WORK TO DO: Exact reproduction of the data is required, with images excluded.

SUPPLIED DATA:
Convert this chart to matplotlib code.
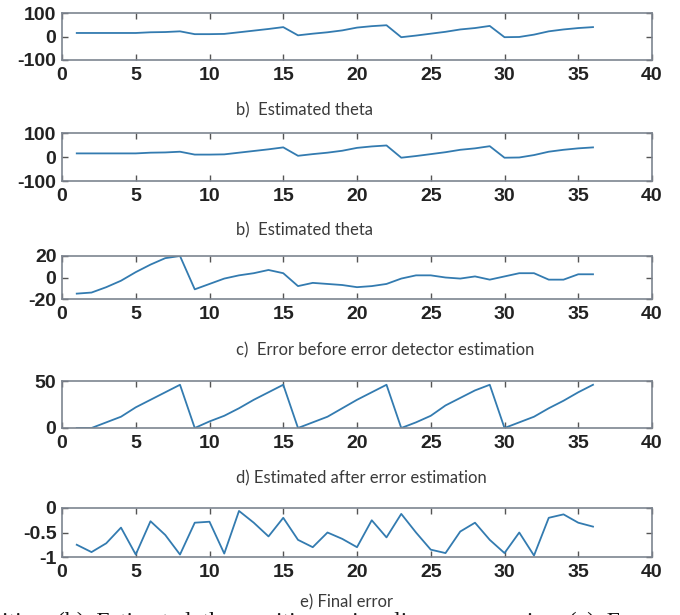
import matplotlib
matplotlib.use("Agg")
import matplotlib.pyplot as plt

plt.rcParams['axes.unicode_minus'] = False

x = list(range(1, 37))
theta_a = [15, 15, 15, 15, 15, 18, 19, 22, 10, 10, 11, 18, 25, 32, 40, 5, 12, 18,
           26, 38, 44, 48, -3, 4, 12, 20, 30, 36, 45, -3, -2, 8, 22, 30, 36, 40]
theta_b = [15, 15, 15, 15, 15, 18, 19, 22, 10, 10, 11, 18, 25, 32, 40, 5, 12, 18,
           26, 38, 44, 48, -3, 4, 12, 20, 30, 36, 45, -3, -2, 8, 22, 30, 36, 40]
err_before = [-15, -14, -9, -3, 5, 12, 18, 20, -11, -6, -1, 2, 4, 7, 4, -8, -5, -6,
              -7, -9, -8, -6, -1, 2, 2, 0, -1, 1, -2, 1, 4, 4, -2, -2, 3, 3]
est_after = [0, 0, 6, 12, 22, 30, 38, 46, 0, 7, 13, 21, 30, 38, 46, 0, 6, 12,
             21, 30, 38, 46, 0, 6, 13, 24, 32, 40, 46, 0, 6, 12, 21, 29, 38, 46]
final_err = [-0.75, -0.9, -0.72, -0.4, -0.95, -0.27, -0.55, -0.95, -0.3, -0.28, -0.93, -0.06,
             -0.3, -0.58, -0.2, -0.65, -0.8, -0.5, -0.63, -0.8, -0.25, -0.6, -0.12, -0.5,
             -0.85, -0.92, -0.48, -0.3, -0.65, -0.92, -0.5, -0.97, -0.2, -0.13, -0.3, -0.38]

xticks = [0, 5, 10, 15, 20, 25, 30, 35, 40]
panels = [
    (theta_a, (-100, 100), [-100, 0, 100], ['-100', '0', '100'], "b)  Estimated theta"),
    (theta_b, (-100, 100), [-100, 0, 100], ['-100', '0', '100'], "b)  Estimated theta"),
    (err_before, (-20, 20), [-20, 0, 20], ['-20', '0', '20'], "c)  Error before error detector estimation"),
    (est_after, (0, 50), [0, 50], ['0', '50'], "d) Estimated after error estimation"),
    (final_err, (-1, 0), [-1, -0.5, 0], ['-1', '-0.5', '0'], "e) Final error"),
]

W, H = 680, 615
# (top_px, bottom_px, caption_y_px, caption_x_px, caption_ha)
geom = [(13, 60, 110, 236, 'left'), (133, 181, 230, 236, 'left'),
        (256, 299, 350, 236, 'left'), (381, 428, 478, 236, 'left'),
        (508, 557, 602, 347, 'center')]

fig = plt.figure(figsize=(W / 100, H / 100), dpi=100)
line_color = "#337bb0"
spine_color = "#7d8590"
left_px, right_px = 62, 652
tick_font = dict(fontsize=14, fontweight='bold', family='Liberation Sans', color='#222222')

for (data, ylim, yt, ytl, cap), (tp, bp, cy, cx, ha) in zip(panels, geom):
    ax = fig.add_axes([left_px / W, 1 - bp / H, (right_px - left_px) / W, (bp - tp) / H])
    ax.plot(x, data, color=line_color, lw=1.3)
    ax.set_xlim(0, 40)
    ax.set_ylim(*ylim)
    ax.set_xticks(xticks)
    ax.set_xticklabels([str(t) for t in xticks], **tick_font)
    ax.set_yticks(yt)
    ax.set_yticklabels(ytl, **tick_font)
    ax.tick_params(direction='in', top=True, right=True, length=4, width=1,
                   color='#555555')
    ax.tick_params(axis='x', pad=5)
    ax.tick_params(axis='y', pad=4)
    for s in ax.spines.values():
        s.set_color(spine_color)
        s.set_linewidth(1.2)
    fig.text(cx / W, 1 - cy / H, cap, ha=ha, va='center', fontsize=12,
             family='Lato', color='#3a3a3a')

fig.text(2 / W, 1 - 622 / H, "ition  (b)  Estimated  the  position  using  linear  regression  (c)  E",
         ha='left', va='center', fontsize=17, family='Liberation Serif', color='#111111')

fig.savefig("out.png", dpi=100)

EXERCISE OUTPUT:
Convert this chart to matplotlib code.
import matplotlib
matplotlib.use("Agg")
import matplotlib.pyplot as plt

plt.rcParams['axes.unicode_minus'] = False

x = list(range(1, 37))
theta_a = [15, 15, 15, 15, 15, 18, 19, 22, 10, 10, 11, 18, 25, 32, 40, 5, 12, 18,
           26, 38, 44, 48, -3, 4, 12, 20, 30, 36, 45, -3, -2, 8, 22, 30, 36, 40]
theta_b = [15, 15, 15, 15, 15, 18, 19, 22, 10, 10, 11, 18, 25, 32, 40, 5, 12, 18,
           26, 38, 44, 48, -3, 4, 12, 20, 30, 36, 45, -3, -2, 8, 22, 30, 36, 40]
err_before = [-15, -14, -9, -3, 5, 12, 18, 20, -11, -6, -1, 2, 4, 7, 4, -8, -5, -6,
              -7, -9, -8, -6, -1, 2, 2, 0, -1, 1, -2, 1, 4, 4, -2, -2, 3, 3]
est_after = [0, 0, 6, 12, 22, 30, 38, 46, 0, 7, 13, 21, 30, 38, 46, 0, 6, 12,
             21, 30, 38, 46, 0, 6, 13, 24, 32, 40, 46, 0, 6, 12, 21, 29, 38, 46]
final_err = [-0.75, -0.9, -0.72, -0.4, -0.95, -0.27, -0.55, -0.95, -0.3, -0.28, -0.93, -0.06,
             -0.3, -0.58, -0.2, -0.65, -0.8, -0.5, -0.63, -0.8, -0.25, -0.6, -0.12, -0.5,
             -0.85, -0.92, -0.48, -0.3, -0.65, -0.92, -0.5, -0.97, -0.2, -0.13, -0.3, -0.38]

xticks = [0, 5, 10, 15, 20, 25, 30, 35, 40]
panels = [
    (theta_a, (-100, 100), [-100, 0, 100], ['-100', '0', '100'], "b)  Estimated theta"),
    (theta_b, (-100, 100), [-100, 0, 100], ['-100', '0', '100'], "b)  Estimated theta"),
    (err_before, (-20, 20), [-20, 0, 20], ['-20', '0', '20'], "c)  Error before error detector estimation"),
    (est_after, (0, 50), [0, 50], ['0', '50'], "d) Estimated after error estimation"),
    (final_err, (-1, 0), [-1, -0.5, 0], ['-1', '-0.5', '0'], "e) Final error"),
]

W, H = 680, 615
# (top_px, bottom_px, caption_y_px, caption_x_px, caption_ha)
geom = [(13, 60, 110, 236, 'left'), (133, 181, 230, 236, 'left'),
        (256, 299, 350, 236, 'left'), (381, 428, 478, 236, 'left'),
        (508, 557, 602, 347, 'center')]

fig = plt.figure(figsize=(W / 100, H / 100), dpi=100)
line_color = "#337bb0"
spine_color = "#7d8590"
left_px, right_px = 62, 652
tick_font = dict(fontsize=14, fontweight='bold', family='Liberation Sans', color='#222222')

for (data, ylim, yt, ytl, cap), (tp, bp, cy, cx, ha) in zip(panels, geom):
    ax = fig.add_axes([left_px / W, 1 - bp / H, (right_px - left_px) / W, (bp - tp) / H])
    ax.plot(x, data, color=line_color, lw=1.3)
    ax.set_xlim(0, 40)
    ax.set_ylim(*ylim)
    ax.set_xticks(xticks)
    ax.set_xticklabels([str(t) for t in xticks], **tick_font)
    ax.set_yticks(yt)
    ax.set_yticklabels(ytl, **tick_font)
    ax.tick_params(direction='in', top=True, right=True, length=4, width=1,
                   color='#555555')
    ax.tick_params(axis='x', pad=5)
    ax.tick_params(axis='y', pad=4)
    for s in ax.spines.values():
        s.set_color(spine_color)
        s.set_linewidth(1.2)
    fig.text(cx / W, 1 - cy / H, cap, ha=ha, va='center', fontsize=12,
             family='Lato', color='#3a3a3a')

fig.text(2 / W, 1 - 622 / H, "ition  (b)  Estimated  the  position  using  linear  regression  (c)  E",
         ha='left', va='center', fontsize=17, family='Liberation Serif', color='#111111')

fig.savefig("out.png", dpi=100)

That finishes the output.